"This is the resting place, let the weary rest; and this is the place of repose"—

"I give them eternal life, and they shall never perish; no one can snatch them out of My hand." John 10:28

So speaks the Divine Shepherd to the "sheep in the wilderness," as they rest under the shade of the Palm-trees, and by the Wells of living water.

It is a FREE gift. "I give." Believers have themselves no share in the purchase. Man, in bestowing his gifts, has generally reference to some loving or lovable qualities in the objects of his beneficence. But it was from no attractiveness on their part—no foreseen good works or virtues, that God was induced to procure and bequeath the priceless heritage. It is a generous bestowment of sovereign grace and redeeming love.

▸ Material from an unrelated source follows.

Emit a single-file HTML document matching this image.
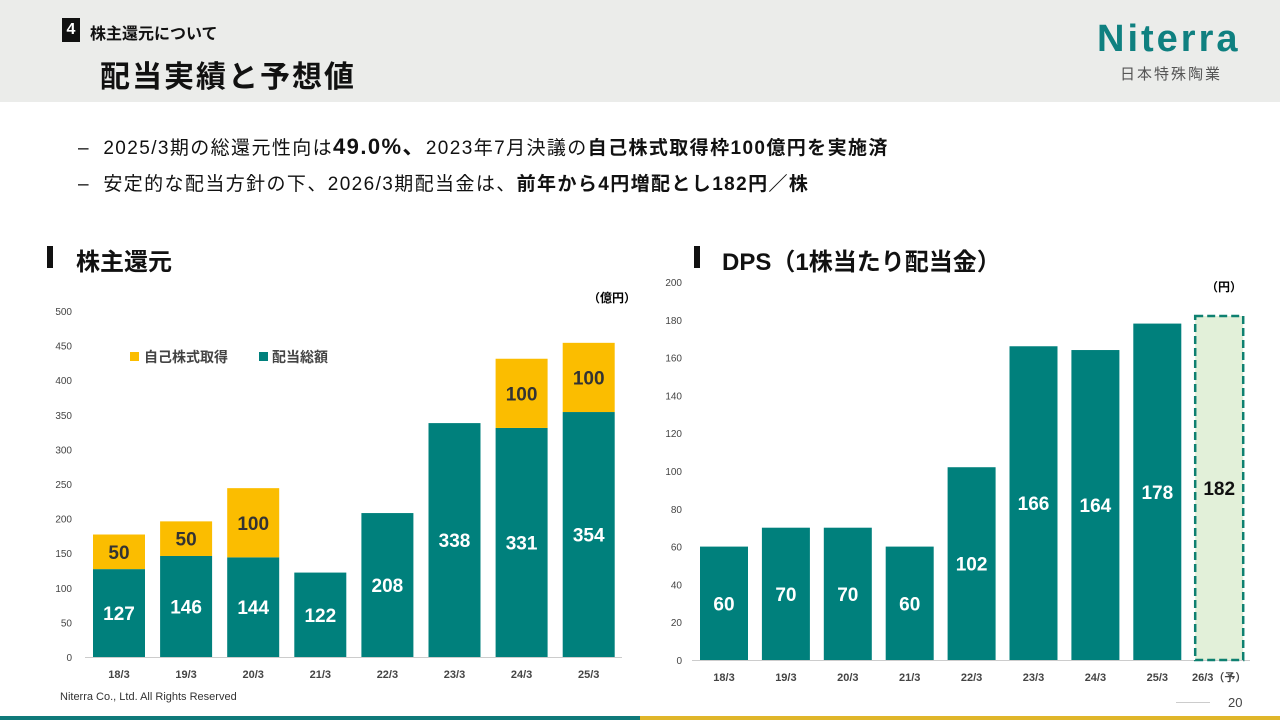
<!DOCTYPE html>
<html><head><meta charset="utf-8">
<style>
body{margin:0;width:1280px;height:720px;position:relative;background:#fff;font-family:"Liberation Sans","Noto Sans CJK JP",sans-serif;overflow:hidden;color:#111}
.abs{position:absolute}
</style></head><body>
<div class="abs" style="left:0;top:0;width:1280px;height:102px;background:#ebecea"></div>
<div class="abs" style="left:62px;top:18px;width:18px;height:24px;background:#111;color:#fff;font-weight:bold;font-size:16px;text-align:center;line-height:24px">4</div>
<div class="abs" style="left:90px;top:20px;font-size:16px;font-weight:bold">株主還元について</div>
<div class="abs" style="left:100px;top:52px;font-size:30px;font-weight:bold;letter-spacing:2px">配当実績と予想値</div>
<div class="abs" style="left:1097px;top:18px;font-size:38px;font-weight:bold;color:#0f8080;letter-spacing:3px">Niterra</div>
<div class="abs" style="left:1120px;top:63px;font-size:15px;color:#555;letter-spacing:2px">日本特殊陶業</div>
<div class="abs" style="left:78px;top:129px;font-size:19px;letter-spacing:1.4px">–&nbsp;&nbsp;2025/3期の総還元性向は<b style="font-size:22px">49.0%、</b>2023年7月決議の<b>自己株式取得枠100億円を実施済</b></div>
<div class="abs" style="left:78px;top:169px;font-size:19px;letter-spacing:1.4px">–&nbsp;&nbsp;安定的な配当方針の下、2026/3期配当金は、<b>前年から4円増配とし182円／株</b></div>
<div class="abs" style="left:47px;top:246px;width:6px;height:22px;background:#111"></div>
<div class="abs" style="left:76px;top:242px;font-size:24px;font-weight:bold">株主還元</div>
<div class="abs" style="left:694px;top:246px;width:6px;height:22px;background:#111"></div>
<div class="abs" style="left:722px;top:242px;font-size:24px;font-weight:bold">DPS（1株当たり配当金）</div>
<div class="abs" style="left:60px;top:691px;font-size:11px;color:#333">Niterra Co., Ltd. All Rights Reserved</div>
<div class="abs" style="left:1228px;top:695px;font-size:13px;color:#444">20</div>
<div class="abs" style="left:1176px;top:702px;width:34px;height:1px;background:#ccc"></div>
<div class="abs" style="left:0;top:716px;width:640px;height:4px;background:#0f7a7a"></div>
<div class="abs" style="left:640px;top:716px;width:640px;height:4px;background:#e0b62a"></div>
<svg class="abs" style="left:0;top:0" width="1280" height="720" id="svg"></svg>
<script>
const leftCats=["18/3","19/3","20/3","21/3","22/3","23/3","24/3","25/3"];
const dividendTotal=[127,146,144,122,208,338,331,354];
const buyback=[50,50,100,0,0,0,100,100];
const leftTicks=[0,50,100,150,200,250,300,350,400,450,500];
const rightCats=["18/3","19/3","20/3","21/3","22/3","23/3","24/3","25/3","26/3（予）"];
const dps=[60,70,70,60,102,166,164,178,182];
const rightTicks=[0,20,40,60,80,100,120,140,160,180,200];
const NS="http://www.w3.org/2000/svg";
const svg=document.getElementById('svg');
function mk(t,a,txt){const e=document.createElementNS(NS,t);for(const k in a)e.setAttribute(k,a[k]);if(txt!==undefined)e.textContent=txt;svg.appendChild(e);return e;}
const F='"Liberation Sans","Noto Sans CJK JP",sans-serif';
const ly=v=>657-v*346/500, lx=i=>119+i*67.1;
leftTicks.forEach(t=>{const e=mk('text',{x:72,y:ly(t)+4,'text-anchor':'end','font-size':10,fill:'#444','font-family':F},t);

});
let ax=mk('line',{x1:85,x2:622,y1:657.5,y2:657.5,stroke:'#ccc'});


mk('text',{x:636,y:302,'text-anchor':'end','font-size':12,'font-weight':'bold','font-family':F},'（億円）');
leftCats.forEach((c,i)=>{
 const w=52,x=lx(i)-w/2;
 let r=mk('rect',{x:x,y:ly(dividendTotal[i]),width:w,height:ly(0)-ly(dividendTotal[i]),fill:'#00807c'});
 
 
 mk('text',{x:lx(i),y:(ly(dividendTotal[i])+ly(0))/2+7,'text-anchor':'middle','font-size':19,'font-weight':'bold',fill:'#fff','font-family':F},dividendTotal[i]);
 if(buyback[i]>0){
  const top=dividendTotal[i]+buyback[i];
  let b=mk('rect',{x:x,y:ly(top),width:w,height:ly(dividendTotal[i])-ly(top),fill:'#fbbd00'});
  
  
  mk('text',{x:lx(i),y:(ly(top)+ly(dividendTotal[i]))/2+7,'text-anchor':'middle','font-size':19,'font-weight':'bold',fill:'#333','font-family':F},buyback[i]);
 }
 let l=mk('text',{x:lx(i),y:678,'text-anchor':'middle','font-size':11,'font-weight':'bold',fill:'#444','font-family':F},c);
 
 
});
mk('rect',{x:130,y:352,width:9,height:9,fill:'#fbbd00'});
mk('text',{x:144,y:362,'font-size':14,'font-weight':'bold',fill:'#444','font-family':F},'自己株式取得');
mk('rect',{x:259,y:352,width:9,height:9,fill:'#00807c'});
mk('text',{x:272,y:362,'font-size':14,'font-weight':'bold',fill:'#444','font-family':F},'配当総額');
const ry=v=>660-v*378/200, rx=i=>724+i*61.9;
rightTicks.forEach(t=>{const e=mk('text',{x:682,y:ry(t)+4,'text-anchor':'end','font-size':10,fill:'#444','font-family':F},t);

});
ax=mk('line',{x1:692,x2:1250,y1:660.5,y2:660.5,stroke:'#ccc'});


mk('text',{x:1242,y:291,'text-anchor':'end','font-size':12,'font-weight':'bold','font-family':F},'（円）');
rightCats.forEach((c,i)=>{
 const w=48,x=rx(i)-w/2,last=i===rightCats.length-1;
 let r=mk('rect',last?{x:x,y:ry(dps[i]),width:w,height:ry(0)-ry(dps[i]),fill:'#e2f0d9',stroke:'#0e8070','stroke-width':2.5,'stroke-dasharray':'8,4'}:{x:x,y:ry(dps[i]),width:w,height:ry(0)-ry(dps[i]),fill:'#00807c'});
 
 
 mk('text',{x:rx(i),y:(ry(dps[i])+ry(0))/2+7,'text-anchor':'middle','font-size':19,'font-weight':'bold',fill:last?'#111':'#fff','font-family':F},dps[i]);
 let l=mk('text',{x:rx(i),y:681,'text-anchor':'middle','font-size':11,'font-weight':'bold',fill:'#444','font-family':F},c);
 
 
});
</script>
</body></html>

"I give"—it is theirs in unqualified, inalienable possession—a glorious freehold. The ransomed in the heavenly paradise are spoken of as having "a right to the tree of life." It is the right of the slave who has had his freedom purchased. It is the right of the son who has been left his patrimonial inheritance. It is the right of the conqueror dividing among his soldiers the honors and trophies of victory which his own valor has won.

And as it was the free sovereign love of the Great and Good Shepherd, the Son of the Highest, which led Him to pay the ransom-price; so it is His sovereign, irresistible grace which preserves His flock every hour from destruction, and will present each member of it at last faultless before the presence of His glory with exceeding joy. Let us not lapse into a loose and indefinite theology, by speaking of the "inherent power of the new nature." That is nothing. It is a shadow—a name—apart from the power of Christ and the indwelling, upholding energy of the Spirit of God.

Why was Paul enabled to stand firm when the messenger from Satan was sent to buffet him? Why did not the thorn in the flesh get the better of his nobler self? It was because that free grace which had "predestinated" and "called" and "justified," was, in the hour of trial and temptation, made "sufficient for him"—God's strength "perfected in weakness," yes, overcoming weakness. Let us ever admire, with adoring wonder, this unmerited, undeserved, sovereign freeness, from first to last, of the great salvation.

Jesus is the true Zerubbabel, who has laid the foundation, and who also will finish it. Seek to trace His hand in each part of the spiritual building; beginning, carrying on, completing—the Alpha, the Omega; the Justifier, the Sanctifier, the Glorifier. "Thanks be to God," says the Apostle, "who always causes us to triumph in Christ." The pearl would remain forever in the depths of the ocean unless the diver descended for it; so, unless He who purchased us as gems and jewels for His crown had taken us from 'the depths,' there we would have remained forever. And as He rescues the pearl, so does He 'keep' it in safety, until He finally inserts it in His mediatorial crown.

As His is the glory of the commencing work and the sustaining work, so His is the glory of the crowning and consummating work. The branch cannot live severed from the vine. The limb cannot live severed from the body. The Christian lives only by virtue of "Christ his life." It is not our repentance or our prayers, or our habits of grace, or our long standing in grace, which either save or protect us—but the arm of an omnipotent Redeemer. "The Lord is your Keeper." "He that keeps Israel does not slumber." "Well might we sit down in despair," says a gifted believer, "and say, who is sufficient for these things? had we not the strength of Omnipotence on our side; had we not everlasting arms underneath us, and sandals proven against the roughest path."

Yes, and if, at times, we may be conscious of forfeiting the joys of salvation; it may even be undergoing spiritual darkness; we may feel assured that that darkness generally arises from failing to look above to Jesus and to the grace of Jesus; just as one, turning their back to the sun, sees a shadow projected and that shadow is their own. The remedy for getting rid of the shadow is to turn round to the all-glorious Light of life, with the cry, "More grace! more grace!"

"All is dark on the horizon,
Clouds returning after rain;
Faith is languid, Hope is weary,
And the questions rise again—
'Does the promise fail forever?
Have You made all men in vain?'

"O Redeemer! shall one perish
Who has looked to You for aid?
Let me see You, let me hear Thee,
Through the gloomy midnight shade
Utter You Your voice of comfort;
'It is I, be not afraid.'"

"Having loved His own who were in the world, He now showed them the full extent of His love."